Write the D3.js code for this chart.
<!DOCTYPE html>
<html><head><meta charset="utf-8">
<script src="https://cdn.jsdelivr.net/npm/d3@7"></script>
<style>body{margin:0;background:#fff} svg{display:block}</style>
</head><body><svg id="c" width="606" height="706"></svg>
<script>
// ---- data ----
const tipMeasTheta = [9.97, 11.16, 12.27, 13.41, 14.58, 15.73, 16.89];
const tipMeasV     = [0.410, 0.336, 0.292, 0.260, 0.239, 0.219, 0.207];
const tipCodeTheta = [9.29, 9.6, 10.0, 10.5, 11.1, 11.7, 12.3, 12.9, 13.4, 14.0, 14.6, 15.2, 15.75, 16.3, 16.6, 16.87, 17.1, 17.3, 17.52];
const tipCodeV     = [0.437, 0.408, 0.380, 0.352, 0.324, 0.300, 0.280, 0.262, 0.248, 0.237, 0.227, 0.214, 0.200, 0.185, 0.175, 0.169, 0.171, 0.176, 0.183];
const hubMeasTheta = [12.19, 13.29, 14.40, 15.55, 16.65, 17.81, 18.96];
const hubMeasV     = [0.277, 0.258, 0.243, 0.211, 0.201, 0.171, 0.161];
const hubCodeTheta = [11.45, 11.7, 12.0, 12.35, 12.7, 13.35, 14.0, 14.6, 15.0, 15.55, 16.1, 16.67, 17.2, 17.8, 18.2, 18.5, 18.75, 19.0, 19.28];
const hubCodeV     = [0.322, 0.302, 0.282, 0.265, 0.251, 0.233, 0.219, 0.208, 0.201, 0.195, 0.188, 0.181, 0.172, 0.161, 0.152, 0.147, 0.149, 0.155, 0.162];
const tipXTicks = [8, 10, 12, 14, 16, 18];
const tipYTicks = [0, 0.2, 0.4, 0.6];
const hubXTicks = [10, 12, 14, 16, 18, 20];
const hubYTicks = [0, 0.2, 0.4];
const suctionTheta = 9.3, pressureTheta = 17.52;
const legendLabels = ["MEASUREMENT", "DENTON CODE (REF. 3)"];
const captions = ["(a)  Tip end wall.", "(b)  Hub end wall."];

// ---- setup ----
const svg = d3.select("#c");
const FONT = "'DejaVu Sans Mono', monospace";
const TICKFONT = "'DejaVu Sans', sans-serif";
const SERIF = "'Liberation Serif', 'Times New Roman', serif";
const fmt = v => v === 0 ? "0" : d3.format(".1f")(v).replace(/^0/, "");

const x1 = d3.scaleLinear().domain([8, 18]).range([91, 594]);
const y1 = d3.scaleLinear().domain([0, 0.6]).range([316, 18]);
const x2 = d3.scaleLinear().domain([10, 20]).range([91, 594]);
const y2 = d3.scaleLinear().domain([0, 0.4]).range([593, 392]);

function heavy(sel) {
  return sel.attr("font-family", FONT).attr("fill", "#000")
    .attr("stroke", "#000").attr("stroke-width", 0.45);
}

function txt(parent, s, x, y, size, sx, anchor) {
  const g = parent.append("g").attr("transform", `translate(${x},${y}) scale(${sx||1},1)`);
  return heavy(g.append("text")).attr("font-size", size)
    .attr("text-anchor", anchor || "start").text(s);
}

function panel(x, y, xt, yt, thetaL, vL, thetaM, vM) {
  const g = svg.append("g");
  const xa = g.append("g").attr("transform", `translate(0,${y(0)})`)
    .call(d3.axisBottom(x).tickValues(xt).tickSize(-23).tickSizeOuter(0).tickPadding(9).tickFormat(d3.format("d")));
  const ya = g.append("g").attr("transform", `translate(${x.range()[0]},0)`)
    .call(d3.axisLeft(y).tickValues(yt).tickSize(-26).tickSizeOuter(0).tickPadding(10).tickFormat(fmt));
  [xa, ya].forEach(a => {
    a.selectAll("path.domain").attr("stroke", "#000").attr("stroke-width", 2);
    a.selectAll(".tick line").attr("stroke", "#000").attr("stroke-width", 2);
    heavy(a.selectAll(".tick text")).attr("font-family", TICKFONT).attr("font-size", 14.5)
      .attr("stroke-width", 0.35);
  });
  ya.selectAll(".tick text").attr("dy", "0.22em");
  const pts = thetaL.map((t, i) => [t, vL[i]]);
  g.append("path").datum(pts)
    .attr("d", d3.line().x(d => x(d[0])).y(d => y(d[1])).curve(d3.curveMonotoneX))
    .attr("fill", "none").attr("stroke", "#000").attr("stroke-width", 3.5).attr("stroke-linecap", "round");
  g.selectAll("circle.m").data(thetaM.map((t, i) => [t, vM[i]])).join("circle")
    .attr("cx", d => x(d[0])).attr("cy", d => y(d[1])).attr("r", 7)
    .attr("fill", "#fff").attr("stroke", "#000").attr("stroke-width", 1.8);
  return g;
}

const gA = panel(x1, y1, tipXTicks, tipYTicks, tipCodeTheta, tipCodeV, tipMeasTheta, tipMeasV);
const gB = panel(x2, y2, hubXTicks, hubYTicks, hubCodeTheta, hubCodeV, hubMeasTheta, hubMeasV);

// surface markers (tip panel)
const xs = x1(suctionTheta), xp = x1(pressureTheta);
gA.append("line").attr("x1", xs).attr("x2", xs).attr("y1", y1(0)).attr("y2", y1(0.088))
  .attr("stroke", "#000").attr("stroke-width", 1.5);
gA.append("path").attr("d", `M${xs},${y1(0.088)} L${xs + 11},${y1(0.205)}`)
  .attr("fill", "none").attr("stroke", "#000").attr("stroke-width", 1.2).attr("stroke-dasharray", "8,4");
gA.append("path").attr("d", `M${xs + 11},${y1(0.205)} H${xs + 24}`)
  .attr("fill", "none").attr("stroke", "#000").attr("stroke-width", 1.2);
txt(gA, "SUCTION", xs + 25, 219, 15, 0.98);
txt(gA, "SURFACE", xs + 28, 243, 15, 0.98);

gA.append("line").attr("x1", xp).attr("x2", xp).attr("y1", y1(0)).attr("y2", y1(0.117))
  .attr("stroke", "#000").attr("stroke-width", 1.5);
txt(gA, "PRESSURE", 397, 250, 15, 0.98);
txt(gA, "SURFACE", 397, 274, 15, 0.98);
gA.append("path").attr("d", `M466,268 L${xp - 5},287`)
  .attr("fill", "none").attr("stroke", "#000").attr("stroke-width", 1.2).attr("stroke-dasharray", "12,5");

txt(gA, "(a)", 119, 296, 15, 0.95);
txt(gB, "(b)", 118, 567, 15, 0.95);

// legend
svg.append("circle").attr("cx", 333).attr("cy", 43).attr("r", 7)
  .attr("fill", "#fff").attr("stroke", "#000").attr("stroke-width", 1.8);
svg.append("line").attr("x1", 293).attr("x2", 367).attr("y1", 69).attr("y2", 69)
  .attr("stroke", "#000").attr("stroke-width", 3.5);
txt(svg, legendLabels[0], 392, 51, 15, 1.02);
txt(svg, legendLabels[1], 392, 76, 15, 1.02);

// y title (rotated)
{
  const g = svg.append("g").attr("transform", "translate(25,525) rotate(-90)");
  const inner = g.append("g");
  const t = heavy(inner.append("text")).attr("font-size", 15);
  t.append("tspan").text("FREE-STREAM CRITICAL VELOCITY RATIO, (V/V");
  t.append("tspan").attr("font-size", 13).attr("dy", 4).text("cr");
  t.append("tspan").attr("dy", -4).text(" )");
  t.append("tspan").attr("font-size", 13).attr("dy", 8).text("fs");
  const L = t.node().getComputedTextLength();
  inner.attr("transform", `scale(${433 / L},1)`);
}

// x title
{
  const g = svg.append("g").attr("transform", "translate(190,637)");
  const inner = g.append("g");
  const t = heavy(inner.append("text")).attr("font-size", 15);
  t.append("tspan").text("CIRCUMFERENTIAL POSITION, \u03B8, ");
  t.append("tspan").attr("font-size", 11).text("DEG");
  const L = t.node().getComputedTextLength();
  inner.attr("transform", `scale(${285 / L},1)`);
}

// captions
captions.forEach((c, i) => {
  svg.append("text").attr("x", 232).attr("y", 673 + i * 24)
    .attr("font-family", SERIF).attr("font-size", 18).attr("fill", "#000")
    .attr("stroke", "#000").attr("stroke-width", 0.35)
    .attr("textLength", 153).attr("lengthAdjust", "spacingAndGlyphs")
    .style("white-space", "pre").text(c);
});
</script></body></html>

▶ _What this task involves_:
Using the data above, restate word for word the lines from its opening line through the line that contains "const y2 = d3.scaleLinear().domain([0, 0.4]).range([593, 392]);", and no more.

▶ _Task output_:
Write the D3.js code for this chart.
<!DOCTYPE html>
<html><head><meta charset="utf-8">
<script src="https://cdn.jsdelivr.net/npm/d3@7"></script>
<style>body{margin:0;background:#fff} svg{display:block}</style>
</head><body><svg id="c" width="606" height="706"></svg>
<script>
// ---- data ----
const tipMeasTheta = [9.97, 11.16, 12.27, 13.41, 14.58, 15.73, 16.89];
const tipMeasV     = [0.410, 0.336, 0.292, 0.260, 0.239, 0.219, 0.207];
const tipCodeTheta = [9.29, 9.6, 10.0, 10.5, 11.1, 11.7, 12.3, 12.9, 13.4, 14.0, 14.6, 15.2, 15.75, 16.3, 16.6, 16.87, 17.1, 17.3, 17.52];
const tipCodeV     = [0.437, 0.408, 0.380, 0.352, 0.324, 0.300, 0.280, 0.262, 0.248, 0.237, 0.227, 0.214, 0.200, 0.185, 0.175, 0.169, 0.171, 0.176, 0.183];
const hubMeasTheta = [12.19, 13.29, 14.40, 15.55, 16.65, 17.81, 18.96];
const hubMeasV     = [0.277, 0.258, 0.243, 0.211, 0.201, 0.171, 0.161];
const hubCodeTheta = [11.45, 11.7, 12.0, 12.35, 12.7, 13.35, 14.0, 14.6, 15.0, 15.55, 16.1, 16.67, 17.2, 17.8, 18.2, 18.5, 18.75, 19.0, 19.28];
const hubCodeV     = [0.322, 0.302, 0.282, 0.265, 0.251, 0.233, 0.219, 0.208, 0.201, 0.195, 0.188, 0.181, 0.172, 0.161, 0.152, 0.147, 0.149, 0.155, 0.162];
const tipXTicks = [8, 10, 12, 14, 16, 18];
const tipYTicks = [0, 0.2, 0.4, 0.6];
const hubXTicks = [10, 12, 14, 16, 18, 20];
const hubYTicks = [0, 0.2, 0.4];
const suctionTheta = 9.3, pressureTheta = 17.52;
const legendLabels = ["MEASUREMENT", "DENTON CODE (REF. 3)"];
const captions = ["(a)  Tip end wall.", "(b)  Hub end wall."];

// ---- setup ----
const svg = d3.select("#c");
const FONT = "'DejaVu Sans Mono', monospace";
const TICKFONT = "'DejaVu Sans', sans-serif";
const SERIF = "'Liberation Serif', 'Times New Roman', serif";
const fmt = v => v === 0 ? "0" : d3.format(".1f")(v).replace(/^0/, "");

const x1 = d3.scaleLinear().domain([8, 18]).range([91, 594]);
const y1 = d3.scaleLinear().domain([0, 0.6]).range([316, 18]);
const x2 = d3.scaleLinear().domain([10, 20]).range([91, 594]);
const y2 = d3.scaleLinear().domain([0, 0.4]).range([593, 392]);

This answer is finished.